Austria is Slowly Returning to Growth
"In 2025, a negative contribution to growth from the secondary sector will once again shape economic activity. However, in 2026, all sectors should contribute to the recovery", says Christian Glocker, one of the authors of the current WIFO Economic Outlook.
The Austrian economy is currently experiencing its longest period of weakness in the post-war era. However, the cyclical trough appears to have been passed, with increasing signs of recovery emerging, albeit tentatively and subject to potential setbacks. On the one hand, geopolitical risks and uncertainties regarding a reorientation of international trade policy are clouding the external economic environment and thus the outlook for the export industry – the most important driver of domestic economic activity. On the other hand, inflation remains high by international standards. This reduces price competitiveness and thus the sales opportunities of Austrian companies. The necessary fiscal consolidation is also holding back economic growth.
In the absence of expansionary stimuli from domestic and foreign markets, Austria's economic output is expected to stagnate in 2025. As a result of subdued final demand and high inventories of finished goods, the recession in industry will continue for the time being. The underutilisation of production capacity and the decline in capital income due to production losses are hampering investment in machinery and equipment and construction and causing a further reduction in employment in the secondary sector. Consequently, the risk of job losses remains elevated, which keeps uncertainty among private households high and is reflected in spending restraint. A rapid revival of private consumption is not to be expected despite the strong real wage growth in the previous year. Wage policy therefore is caught between two production-inhibiting factors: in addition to the lack of demand, which results, among other things, from the loss of price competitiveness due to the high nominal wage increases in previous years, the shortage of labour force is hampering production. While wage restraint could counteract the lack of demand by improving price competitiveness, it would further exacerbate the shortage of labour force due to negative labour supply effects.
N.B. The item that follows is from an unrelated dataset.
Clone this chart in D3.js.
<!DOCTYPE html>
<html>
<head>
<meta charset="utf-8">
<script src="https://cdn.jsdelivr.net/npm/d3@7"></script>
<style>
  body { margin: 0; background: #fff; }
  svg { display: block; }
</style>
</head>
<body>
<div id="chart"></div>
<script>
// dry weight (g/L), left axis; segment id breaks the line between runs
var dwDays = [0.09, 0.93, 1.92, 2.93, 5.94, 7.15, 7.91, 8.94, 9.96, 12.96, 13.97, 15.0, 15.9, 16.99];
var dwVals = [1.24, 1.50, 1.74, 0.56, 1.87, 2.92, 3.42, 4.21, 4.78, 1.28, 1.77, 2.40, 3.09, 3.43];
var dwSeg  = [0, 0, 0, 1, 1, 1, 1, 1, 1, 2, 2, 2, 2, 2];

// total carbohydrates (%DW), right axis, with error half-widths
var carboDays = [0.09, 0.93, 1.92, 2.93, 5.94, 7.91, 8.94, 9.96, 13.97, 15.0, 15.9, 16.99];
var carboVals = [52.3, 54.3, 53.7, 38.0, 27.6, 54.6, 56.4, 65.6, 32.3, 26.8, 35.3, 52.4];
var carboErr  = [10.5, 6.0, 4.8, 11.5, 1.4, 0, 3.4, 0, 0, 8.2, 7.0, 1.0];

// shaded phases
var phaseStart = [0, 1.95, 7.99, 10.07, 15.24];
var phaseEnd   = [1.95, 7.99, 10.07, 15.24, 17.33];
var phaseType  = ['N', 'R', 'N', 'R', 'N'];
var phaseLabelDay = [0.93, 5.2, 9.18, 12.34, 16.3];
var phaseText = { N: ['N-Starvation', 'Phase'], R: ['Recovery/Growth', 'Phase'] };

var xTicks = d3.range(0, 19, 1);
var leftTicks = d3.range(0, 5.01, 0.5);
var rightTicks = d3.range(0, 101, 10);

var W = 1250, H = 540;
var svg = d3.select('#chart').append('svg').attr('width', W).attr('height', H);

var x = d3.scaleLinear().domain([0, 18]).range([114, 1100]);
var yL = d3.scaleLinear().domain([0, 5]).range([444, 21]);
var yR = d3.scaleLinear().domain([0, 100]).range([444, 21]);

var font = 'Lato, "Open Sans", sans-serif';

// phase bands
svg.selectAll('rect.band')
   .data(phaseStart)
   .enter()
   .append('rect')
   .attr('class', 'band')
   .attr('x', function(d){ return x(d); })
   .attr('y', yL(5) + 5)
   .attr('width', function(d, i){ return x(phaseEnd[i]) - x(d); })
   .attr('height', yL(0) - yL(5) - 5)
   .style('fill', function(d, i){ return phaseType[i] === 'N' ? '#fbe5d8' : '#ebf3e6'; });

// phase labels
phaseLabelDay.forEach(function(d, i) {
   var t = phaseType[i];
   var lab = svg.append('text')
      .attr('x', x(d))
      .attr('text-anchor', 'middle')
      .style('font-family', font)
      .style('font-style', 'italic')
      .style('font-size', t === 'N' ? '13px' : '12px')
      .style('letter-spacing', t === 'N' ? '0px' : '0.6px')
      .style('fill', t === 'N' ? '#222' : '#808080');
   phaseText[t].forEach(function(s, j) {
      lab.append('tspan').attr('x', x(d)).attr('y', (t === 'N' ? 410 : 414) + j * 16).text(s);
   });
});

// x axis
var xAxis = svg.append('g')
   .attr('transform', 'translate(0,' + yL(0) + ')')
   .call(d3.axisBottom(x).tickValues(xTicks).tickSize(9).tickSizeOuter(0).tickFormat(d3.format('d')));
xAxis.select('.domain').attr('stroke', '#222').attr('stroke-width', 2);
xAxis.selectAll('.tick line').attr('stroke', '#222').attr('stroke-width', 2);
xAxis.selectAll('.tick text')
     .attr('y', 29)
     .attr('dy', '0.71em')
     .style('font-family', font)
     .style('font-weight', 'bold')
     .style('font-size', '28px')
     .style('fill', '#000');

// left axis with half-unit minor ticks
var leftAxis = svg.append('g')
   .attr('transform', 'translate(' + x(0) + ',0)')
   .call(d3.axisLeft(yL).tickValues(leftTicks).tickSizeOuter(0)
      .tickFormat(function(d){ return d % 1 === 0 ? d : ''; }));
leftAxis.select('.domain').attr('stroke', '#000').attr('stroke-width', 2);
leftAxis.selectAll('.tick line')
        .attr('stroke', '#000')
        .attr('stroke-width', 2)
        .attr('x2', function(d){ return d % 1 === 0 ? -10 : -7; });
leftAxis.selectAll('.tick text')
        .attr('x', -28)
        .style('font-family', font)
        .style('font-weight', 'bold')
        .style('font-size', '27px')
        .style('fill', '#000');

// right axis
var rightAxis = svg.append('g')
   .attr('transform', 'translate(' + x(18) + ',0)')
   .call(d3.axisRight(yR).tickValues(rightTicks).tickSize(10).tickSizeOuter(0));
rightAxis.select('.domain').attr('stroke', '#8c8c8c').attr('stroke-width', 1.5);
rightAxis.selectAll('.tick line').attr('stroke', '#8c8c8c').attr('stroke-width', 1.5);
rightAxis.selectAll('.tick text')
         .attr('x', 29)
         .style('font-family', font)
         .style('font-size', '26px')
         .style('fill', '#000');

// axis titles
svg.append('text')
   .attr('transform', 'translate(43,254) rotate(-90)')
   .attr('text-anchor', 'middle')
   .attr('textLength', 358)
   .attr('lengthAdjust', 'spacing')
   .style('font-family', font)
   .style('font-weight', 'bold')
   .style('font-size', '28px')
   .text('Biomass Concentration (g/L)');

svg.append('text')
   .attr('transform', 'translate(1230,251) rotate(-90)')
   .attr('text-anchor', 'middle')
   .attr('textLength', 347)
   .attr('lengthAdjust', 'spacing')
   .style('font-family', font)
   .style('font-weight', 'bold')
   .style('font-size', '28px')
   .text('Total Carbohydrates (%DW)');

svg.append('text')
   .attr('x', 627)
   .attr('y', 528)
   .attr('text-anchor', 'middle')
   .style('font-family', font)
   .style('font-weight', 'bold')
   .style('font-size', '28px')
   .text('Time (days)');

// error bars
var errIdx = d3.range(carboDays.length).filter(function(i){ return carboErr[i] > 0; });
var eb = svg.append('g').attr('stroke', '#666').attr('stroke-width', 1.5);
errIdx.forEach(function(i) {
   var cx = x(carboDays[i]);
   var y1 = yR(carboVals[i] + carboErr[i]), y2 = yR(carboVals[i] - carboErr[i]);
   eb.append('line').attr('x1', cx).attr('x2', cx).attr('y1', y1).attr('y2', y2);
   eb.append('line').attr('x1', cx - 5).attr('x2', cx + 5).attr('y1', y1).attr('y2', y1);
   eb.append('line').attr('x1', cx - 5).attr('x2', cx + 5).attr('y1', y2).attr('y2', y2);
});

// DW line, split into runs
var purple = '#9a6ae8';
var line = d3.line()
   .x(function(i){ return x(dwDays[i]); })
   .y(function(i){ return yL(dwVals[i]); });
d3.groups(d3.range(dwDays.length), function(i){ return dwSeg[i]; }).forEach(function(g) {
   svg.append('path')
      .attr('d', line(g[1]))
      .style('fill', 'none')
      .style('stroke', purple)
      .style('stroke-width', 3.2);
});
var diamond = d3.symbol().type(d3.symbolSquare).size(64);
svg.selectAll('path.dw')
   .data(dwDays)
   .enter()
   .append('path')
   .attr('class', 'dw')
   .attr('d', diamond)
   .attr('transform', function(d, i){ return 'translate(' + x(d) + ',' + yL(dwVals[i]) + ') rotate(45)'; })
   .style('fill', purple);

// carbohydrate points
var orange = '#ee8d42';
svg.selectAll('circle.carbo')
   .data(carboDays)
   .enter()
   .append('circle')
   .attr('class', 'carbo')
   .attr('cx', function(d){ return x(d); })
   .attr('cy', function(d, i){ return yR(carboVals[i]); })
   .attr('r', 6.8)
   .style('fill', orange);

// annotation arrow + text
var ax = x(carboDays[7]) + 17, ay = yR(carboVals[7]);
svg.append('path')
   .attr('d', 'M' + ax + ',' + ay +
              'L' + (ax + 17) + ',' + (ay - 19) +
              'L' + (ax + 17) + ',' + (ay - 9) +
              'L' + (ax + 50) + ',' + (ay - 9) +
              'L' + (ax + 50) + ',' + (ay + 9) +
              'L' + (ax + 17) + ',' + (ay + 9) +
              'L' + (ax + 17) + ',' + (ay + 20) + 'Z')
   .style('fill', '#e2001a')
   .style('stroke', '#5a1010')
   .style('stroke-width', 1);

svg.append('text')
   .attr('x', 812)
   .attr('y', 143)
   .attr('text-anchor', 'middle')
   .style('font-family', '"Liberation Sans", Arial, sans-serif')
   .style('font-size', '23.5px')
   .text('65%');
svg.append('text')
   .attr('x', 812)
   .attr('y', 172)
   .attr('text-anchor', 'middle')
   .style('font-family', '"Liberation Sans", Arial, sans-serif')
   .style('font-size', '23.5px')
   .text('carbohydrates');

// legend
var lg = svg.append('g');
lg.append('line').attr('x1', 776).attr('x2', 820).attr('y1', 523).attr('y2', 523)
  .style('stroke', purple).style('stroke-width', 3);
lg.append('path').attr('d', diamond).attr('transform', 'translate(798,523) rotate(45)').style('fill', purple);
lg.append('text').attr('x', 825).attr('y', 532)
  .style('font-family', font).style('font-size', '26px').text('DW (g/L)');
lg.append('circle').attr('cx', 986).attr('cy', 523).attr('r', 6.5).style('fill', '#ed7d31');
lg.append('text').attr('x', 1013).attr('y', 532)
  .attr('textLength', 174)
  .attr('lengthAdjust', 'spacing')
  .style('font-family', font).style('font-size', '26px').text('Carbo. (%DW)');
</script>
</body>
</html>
Industrial production is expected to recover only gradually from 2026, once export activity picks up in response to improving international demand. However, a stronger and sustained recovery is unlikely in view of the expected loss of market share resulting from the unfavourable competitive price environment. Accordingly, the total economy will remain underutilised in 2026.
The price of domestically produced goods and services rose by 3.3 percent in 2024 (according to the GDP deflator). WIFO expects prices to rise by 2.8 percent in the current year and by 2.0 percent in 2026. Provided there is no renewed price shock for imported energy as in 2022, consumer prices are likely to follow a similar trajectory (+2.9 percent in 2025, +2.2 percent in 2026 after +2.9 percent in 2024). Persistently high inflation in the services sector, due to the continued high cost pressure and the widespread use of inflation-indexed price adjustments, is making it difficult to quickly reduce inflation.
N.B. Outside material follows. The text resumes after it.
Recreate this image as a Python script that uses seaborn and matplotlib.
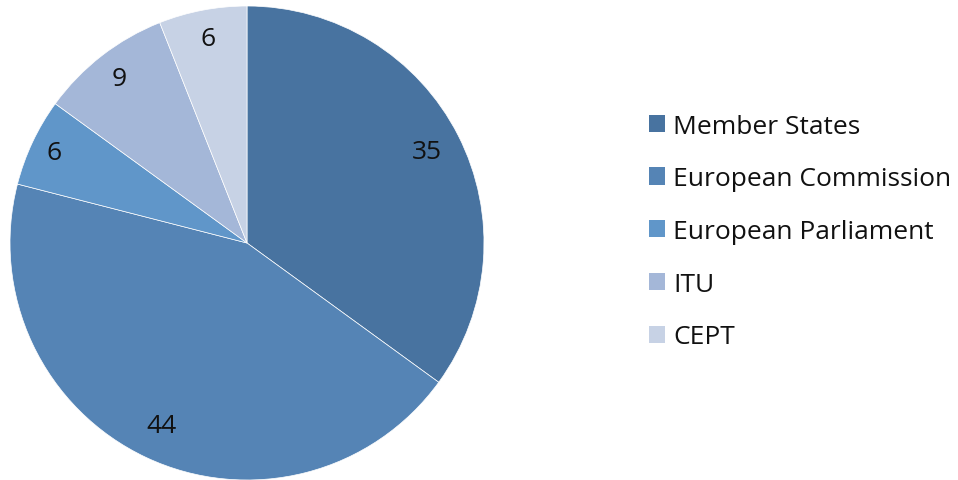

The labour market is developing robustly despite the weakness of the real economy. Dependent active employment is expected to grow by 0.2 percent in 2025, as in the previous year, and by 0.8 percent in 2026. In the current year, this growth will be driven exclusively by the services sector, while employment in the secondary sector will decline. Due to the strong expansion of the labour supply, unemployment will continue to rise in 2025 and only fall in the following year due to the more favourable development in the secondary sector. The unemployment rate (according to the national definition) will rise from 7.0 percent in 2024 to 7.5 percent, before falling back to 7.3 percent in 2026.